The House election in New York's 19th Congressional District pits a one-term GOP congressman against a first-time Democratic congressional candidate in a district President Trump won in 2016. The race could prove crucial for either party's ability to control the House of Representatives.
New York's 19th district covers a broad swath of New York State, extending almost 8,000 square miles and containing about 700,000 people. Prior to 2013, the district was made up of counties closer to New York City, including Putnam and part of Westchester. President Obama won this district in 2008 and 2012, both times by more than five points.
Since 2013, the district has consisted of Columbia, Delaware, Greene, Otsego, Schoharie, Sullivan, and Ulster counties, and parts of Broome, Dutchess, Montgomery, and Rensselaer counties, giving it a more rural, agricultural character. President Trump won the district by almost seven points in 2016.
The progressive base of the Democratic Party in the district is mainly centered on Ulster County, located in the south of the district, which contains a state university and was the only county to not vote for the district's current representative, Republican John Faso, in 2016. Dutchess County, which is more suburban than much of the district, supported Hillary Clinton in the presidential election, but Faso in the congressional race.
Robert Bishop, a member of the Delaware County Republican Committee and president of the Livestock Exporters Association of the USA, argues that most of the district is favorable to Republicans. "I think that New York 19 is a very conservative, centrist to right-leaning district," he told the Washington Free Beacon.
Nevertheless, voter registration in the district favors the Democrats, especially in the more populous Ulster County, although this has not translated into a clear electoral advantage for the Democratic Party.
"I really think this district is overwhelmingly central in the political ideology landscape," Elmer LeSuer told the Free Beacon. LeSuer is a Second Amendment advocate in the district and a committeeman on the Kingston Republican Committee.
Bishop goes further, arguing that looking at voter registration alone could give observers the wrong impression of the district's politics. "Even though the enrollment may mislead some of the people looking at just the numbers to think that, 'Okay this could be a swing district,' I think it's a solidly conservative district."
All but three counties in the district—Ulster, Columbia, and Dutchess—supported Trump in 2016. Yet more than half of the counties making up the district voted for Obama in 2008 and 2012.
For Kim Muller, who chairs the Otsego County Democratic Party and who previously served as mayor of Oneonta, economic difficulties largely account for the district's turn to Trump in 2016. "I think the swing to Trump was a reflection of what we've seen in so many other parts of the country, of challenges with jobs, with socioeconomic issues," she said to the Free Beacon.

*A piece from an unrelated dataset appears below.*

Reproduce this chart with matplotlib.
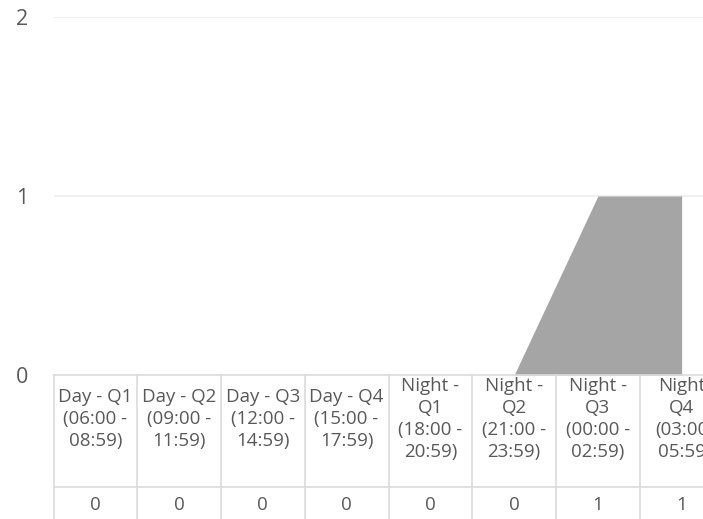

"It's a middle-of-the-road district, so while that was an unfortunate swing, it's certainly not a permanent swing by any means," Muller added.
The first serious test of whether this district continues to favor Trump and the GOP will come in November, when first-term congressman John Faso faces Democratic nominee Antonio Delgado for a key House seat.

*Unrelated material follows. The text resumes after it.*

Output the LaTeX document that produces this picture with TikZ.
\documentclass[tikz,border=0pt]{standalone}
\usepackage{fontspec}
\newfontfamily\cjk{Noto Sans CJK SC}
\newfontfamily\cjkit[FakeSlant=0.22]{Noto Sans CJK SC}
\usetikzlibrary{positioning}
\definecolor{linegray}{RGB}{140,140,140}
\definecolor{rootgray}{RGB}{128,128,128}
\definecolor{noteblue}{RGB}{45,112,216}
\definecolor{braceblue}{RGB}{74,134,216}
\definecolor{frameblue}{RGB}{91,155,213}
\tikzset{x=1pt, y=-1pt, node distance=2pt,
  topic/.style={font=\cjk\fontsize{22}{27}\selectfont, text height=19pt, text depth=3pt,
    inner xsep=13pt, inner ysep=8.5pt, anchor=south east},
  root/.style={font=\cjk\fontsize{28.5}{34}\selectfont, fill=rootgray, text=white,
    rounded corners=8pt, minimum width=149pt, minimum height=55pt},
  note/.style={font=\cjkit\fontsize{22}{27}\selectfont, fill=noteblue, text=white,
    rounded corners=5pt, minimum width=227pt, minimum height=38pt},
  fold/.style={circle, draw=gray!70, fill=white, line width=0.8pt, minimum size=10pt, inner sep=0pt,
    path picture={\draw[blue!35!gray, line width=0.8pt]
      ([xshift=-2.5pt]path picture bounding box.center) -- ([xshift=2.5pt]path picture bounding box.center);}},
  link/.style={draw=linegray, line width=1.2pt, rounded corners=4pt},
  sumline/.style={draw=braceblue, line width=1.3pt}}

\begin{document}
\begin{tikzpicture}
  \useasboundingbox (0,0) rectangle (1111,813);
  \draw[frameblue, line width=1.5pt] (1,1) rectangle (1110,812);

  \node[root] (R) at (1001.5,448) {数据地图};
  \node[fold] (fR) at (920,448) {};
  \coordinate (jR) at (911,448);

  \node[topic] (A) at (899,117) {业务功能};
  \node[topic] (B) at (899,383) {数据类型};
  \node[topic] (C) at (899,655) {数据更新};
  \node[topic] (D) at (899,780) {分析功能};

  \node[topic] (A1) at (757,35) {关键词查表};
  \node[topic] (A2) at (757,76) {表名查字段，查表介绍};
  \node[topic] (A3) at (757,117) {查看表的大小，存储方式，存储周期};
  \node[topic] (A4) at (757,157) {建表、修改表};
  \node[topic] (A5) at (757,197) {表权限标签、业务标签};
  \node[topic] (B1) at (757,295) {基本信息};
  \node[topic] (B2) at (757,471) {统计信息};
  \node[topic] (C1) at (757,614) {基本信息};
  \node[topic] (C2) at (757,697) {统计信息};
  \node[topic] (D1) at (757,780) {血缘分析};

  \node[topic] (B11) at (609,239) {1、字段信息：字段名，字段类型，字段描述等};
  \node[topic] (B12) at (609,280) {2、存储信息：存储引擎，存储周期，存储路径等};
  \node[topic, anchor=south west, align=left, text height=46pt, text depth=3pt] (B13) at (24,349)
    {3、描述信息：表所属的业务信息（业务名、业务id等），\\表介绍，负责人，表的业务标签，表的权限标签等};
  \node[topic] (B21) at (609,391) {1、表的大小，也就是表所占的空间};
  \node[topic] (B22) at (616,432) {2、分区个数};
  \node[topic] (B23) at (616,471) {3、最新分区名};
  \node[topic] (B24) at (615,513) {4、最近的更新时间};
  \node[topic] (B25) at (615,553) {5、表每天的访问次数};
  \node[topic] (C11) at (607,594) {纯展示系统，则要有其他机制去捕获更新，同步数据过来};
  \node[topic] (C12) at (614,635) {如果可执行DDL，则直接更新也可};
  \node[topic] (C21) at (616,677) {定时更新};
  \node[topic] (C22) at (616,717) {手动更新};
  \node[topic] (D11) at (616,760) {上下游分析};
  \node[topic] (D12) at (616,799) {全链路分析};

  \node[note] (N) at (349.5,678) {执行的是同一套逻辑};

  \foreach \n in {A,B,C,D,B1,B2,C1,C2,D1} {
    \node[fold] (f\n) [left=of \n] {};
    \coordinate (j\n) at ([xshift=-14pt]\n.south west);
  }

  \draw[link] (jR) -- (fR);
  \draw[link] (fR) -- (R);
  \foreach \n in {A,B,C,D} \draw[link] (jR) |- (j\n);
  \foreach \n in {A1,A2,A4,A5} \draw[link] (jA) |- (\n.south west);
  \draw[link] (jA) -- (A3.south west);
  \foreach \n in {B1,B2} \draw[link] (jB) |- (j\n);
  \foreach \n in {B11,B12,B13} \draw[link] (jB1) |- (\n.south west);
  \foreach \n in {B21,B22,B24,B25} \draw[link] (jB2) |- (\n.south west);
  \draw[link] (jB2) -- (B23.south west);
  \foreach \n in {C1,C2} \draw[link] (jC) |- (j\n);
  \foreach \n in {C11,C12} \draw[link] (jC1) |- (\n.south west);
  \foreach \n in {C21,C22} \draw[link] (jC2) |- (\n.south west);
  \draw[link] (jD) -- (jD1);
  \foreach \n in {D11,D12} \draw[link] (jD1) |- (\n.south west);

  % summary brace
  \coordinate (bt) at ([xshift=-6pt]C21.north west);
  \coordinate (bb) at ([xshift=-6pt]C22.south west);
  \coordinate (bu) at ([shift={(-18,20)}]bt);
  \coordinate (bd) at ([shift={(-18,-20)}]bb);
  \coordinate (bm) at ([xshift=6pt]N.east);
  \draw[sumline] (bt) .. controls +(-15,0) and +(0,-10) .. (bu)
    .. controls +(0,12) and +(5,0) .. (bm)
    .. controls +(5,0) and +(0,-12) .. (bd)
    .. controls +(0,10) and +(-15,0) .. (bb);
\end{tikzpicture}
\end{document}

The Cook Political Report currently lists over three dozen Republican House seats as toss-ups or leaning towards Democrats heading into the midterms. The Democratic Party needs to win 25 seats to have a majority in the House. The race in New York's 19th district is labeled a toss-up.
The Democratic Congressional Campaign Committee released a poll last month showing Delgado with a seven-point lead over Faso. On the other hand, Faso led Delgado by five points in a recent survey by IMGE Insights.

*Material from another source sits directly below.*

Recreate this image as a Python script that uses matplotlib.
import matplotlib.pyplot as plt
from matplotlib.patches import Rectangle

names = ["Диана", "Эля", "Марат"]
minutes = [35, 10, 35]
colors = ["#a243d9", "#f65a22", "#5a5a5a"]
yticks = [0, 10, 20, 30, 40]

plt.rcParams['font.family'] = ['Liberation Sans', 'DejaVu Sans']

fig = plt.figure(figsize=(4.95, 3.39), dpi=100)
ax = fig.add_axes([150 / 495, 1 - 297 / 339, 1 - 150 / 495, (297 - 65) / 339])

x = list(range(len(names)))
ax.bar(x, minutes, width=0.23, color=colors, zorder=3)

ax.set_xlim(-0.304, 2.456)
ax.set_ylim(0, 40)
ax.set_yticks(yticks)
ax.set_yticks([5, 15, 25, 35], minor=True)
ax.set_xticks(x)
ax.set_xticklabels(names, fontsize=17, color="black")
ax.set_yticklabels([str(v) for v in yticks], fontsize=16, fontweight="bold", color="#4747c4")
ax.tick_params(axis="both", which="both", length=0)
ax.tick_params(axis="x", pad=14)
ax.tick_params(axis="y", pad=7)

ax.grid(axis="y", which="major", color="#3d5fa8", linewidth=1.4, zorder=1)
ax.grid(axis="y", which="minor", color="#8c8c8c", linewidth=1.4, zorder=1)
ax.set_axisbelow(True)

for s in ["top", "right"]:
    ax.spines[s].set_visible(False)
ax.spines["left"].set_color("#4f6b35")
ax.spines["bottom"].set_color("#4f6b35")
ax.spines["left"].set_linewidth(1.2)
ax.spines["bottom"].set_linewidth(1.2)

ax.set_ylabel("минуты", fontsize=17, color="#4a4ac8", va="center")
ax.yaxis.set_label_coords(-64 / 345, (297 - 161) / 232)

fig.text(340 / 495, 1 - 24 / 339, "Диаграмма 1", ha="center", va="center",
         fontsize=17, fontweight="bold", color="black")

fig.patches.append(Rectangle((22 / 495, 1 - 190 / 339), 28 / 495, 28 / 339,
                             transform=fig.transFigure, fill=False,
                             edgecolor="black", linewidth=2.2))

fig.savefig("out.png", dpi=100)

The DCCC poll claimed 33 percent of voters approved of Faso, while 45 percent disapproved. Even among Republicans, the survey showed 23 percent disapproved of Faso.
Nevertheless, Bishop pointed to challenges Delgado could face among voters, including the fact that he only recently moved into the district. Although Delgado was born in Schenectady, he only moved to the district last year, having previously lived in New Jersey. Voter data shows Delgado registered to vote in Rhinebeck, New York, on February 23, 2017, one day before filing as a candidate.
"My music was always about raising our collective socio-political consciousness by challenging young people to address issues from racial injustice to income inequality to misogyny and environmental pollution," Delgado told the Free Beacon last month.
The lyrics may not play well with voters. "I've looked at some of the lyrics," Bishop said, "and I know that's just a business, I can't hold that against him, but some of them I find a little embarrassing. They don't represent the values of people living in this district."
The race in the 19th district could ultimately depend on the impact of third-party candidates and turnout in the district's more rural counties.